A rainbow bench has been unveiled in a Stockport park to remember a brave little boy who died from a rare illness.
Last week would have been Jude Drinkwater’s fourth birthday. The little one died aged just 22 months on New Year’s Day in 2020.
The toddler suffered from a very rare neurological condition called Rett Syndrome, a genetic disorder that affects brain development.
In girls, it can lead to severe disability. In boys, it is fatal. His father said Jude, born on 25 February, 2018, was a beautiful, brave little boy and his family miss him terribly.
This time last year, the Drinkwater family set about raising enough money, around £500, to install a ‘buddy bench’ in Manchester Road Park in Heaton Chapel, in memory of Jude and for the community to enjoy.
Almost 12 months later, a rainbow bench now sits in pride of place for locals to enjoy and the family to remember their little one.
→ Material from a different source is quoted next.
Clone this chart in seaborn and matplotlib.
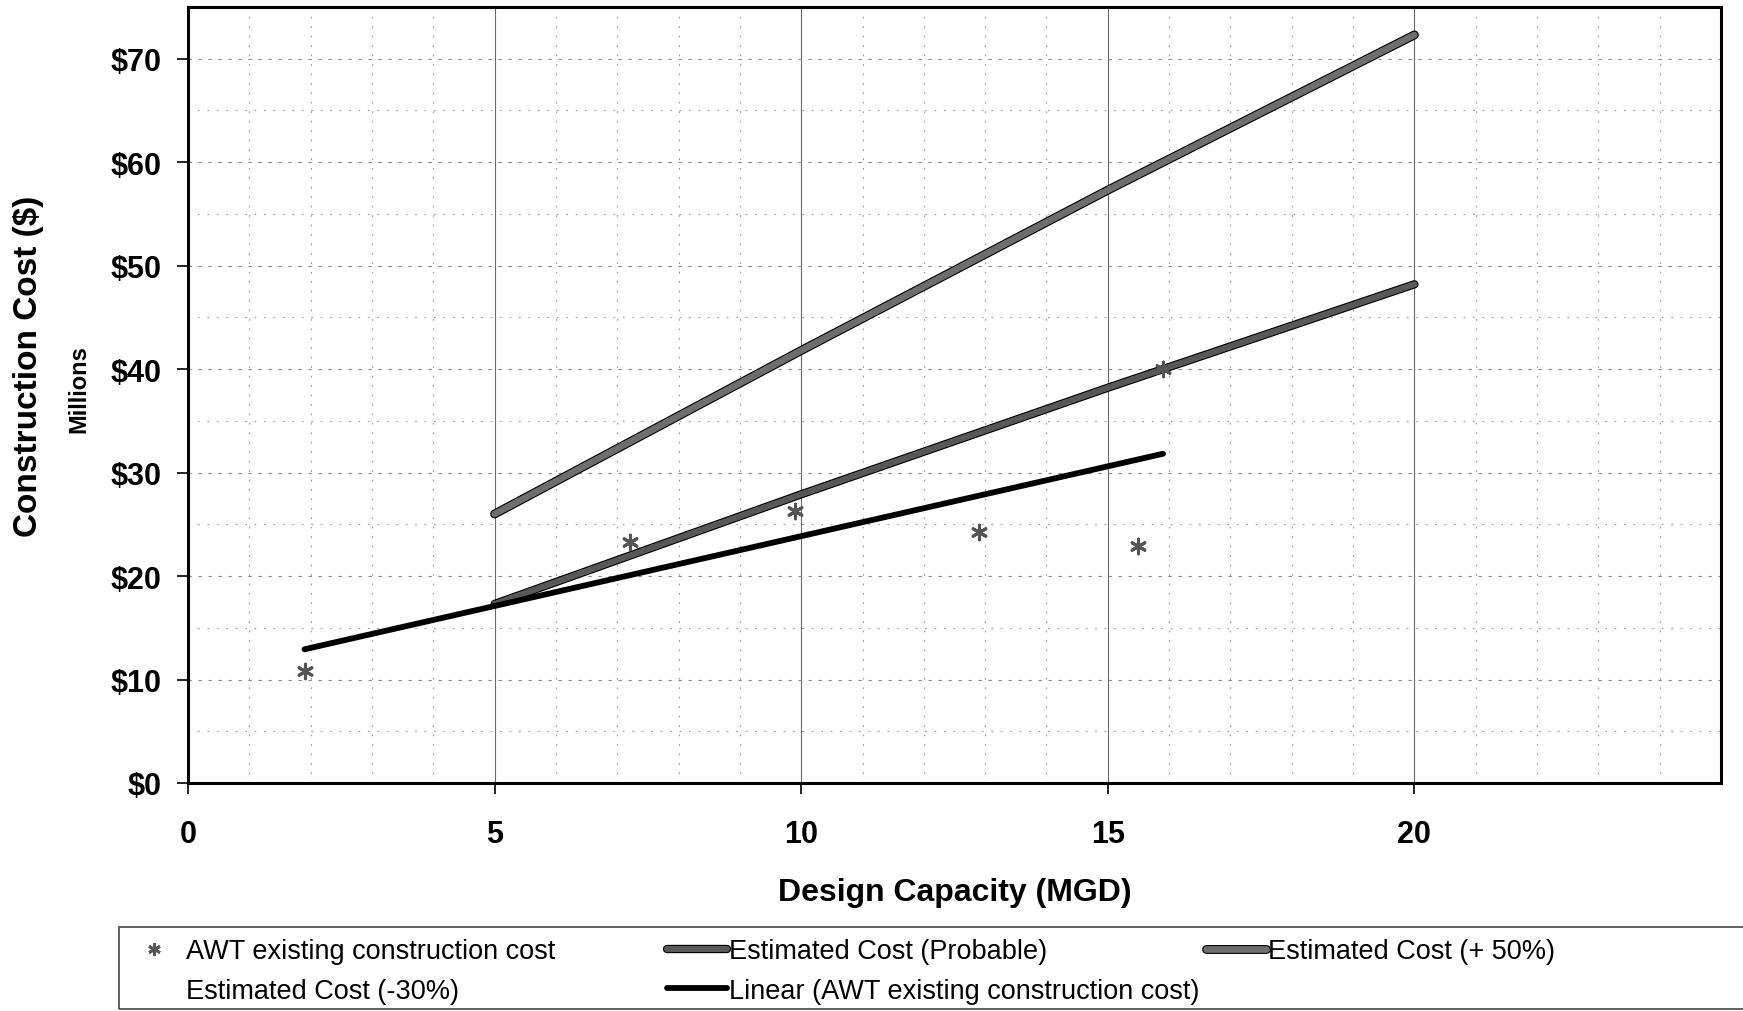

Dad Phil Drinkwater, a self-proclaimed ‘cut-price Mancunian Froddo Baggins’, set off on a 12-hour, 40 mile walk from Stockport to Crosby Beach to help raise the funds.
At the time, Phil said: “The fact that Jude had been with us at all had defied all odds and expectations and we were so thankful that we’d had this time with him. We found both comfort and relief in finally knowing what it was that Jude had been living with.
“He was a fighter from the beginning until the very end. Although this story doesn’t have a happy ending for our precious baby boy, we want to do everything we can to help others.
“He was beautiful and so loved by everybody who met him. We are determined to share his story and make sure that we only have happy thoughts and memories.
“Manchester Road Park is an integral part of our local community. We wanted to put something positive into the local area for our neighbours that also worked as a place to come and remember Jude.”
The Drinkwaters assembled at the bench on Friday 25 February to mark Jude’s fourth birthday – introducing him to his brand new baby sister Marnie, who arrived into the world in January.
Phil said: “We knew the bench would be a beautiful thing, but we didn’t quite realise how important it would be for us, our friends and our family to have a place to go together to remember Jude and celebrate his life. We walk past it every day, and it helps us remain close to our son in a way that’s hard to describe.
“The other incredible thing has been the community response to the bench; almost every time we walk past, there are families or friends gathered there, reading the inscription or just hanging out. It seems to have become a focal point for our locals and neighbours, who send us messages all the time about how much they love it at the centre of the park.
“It’s just another way now that Jude lives on with us in our everyday lives, helping to raise awareness of Rett Syndrome and the charity Reverse Rett, and to keep our boy at the centre of our lives in a way that brings joy to the area.”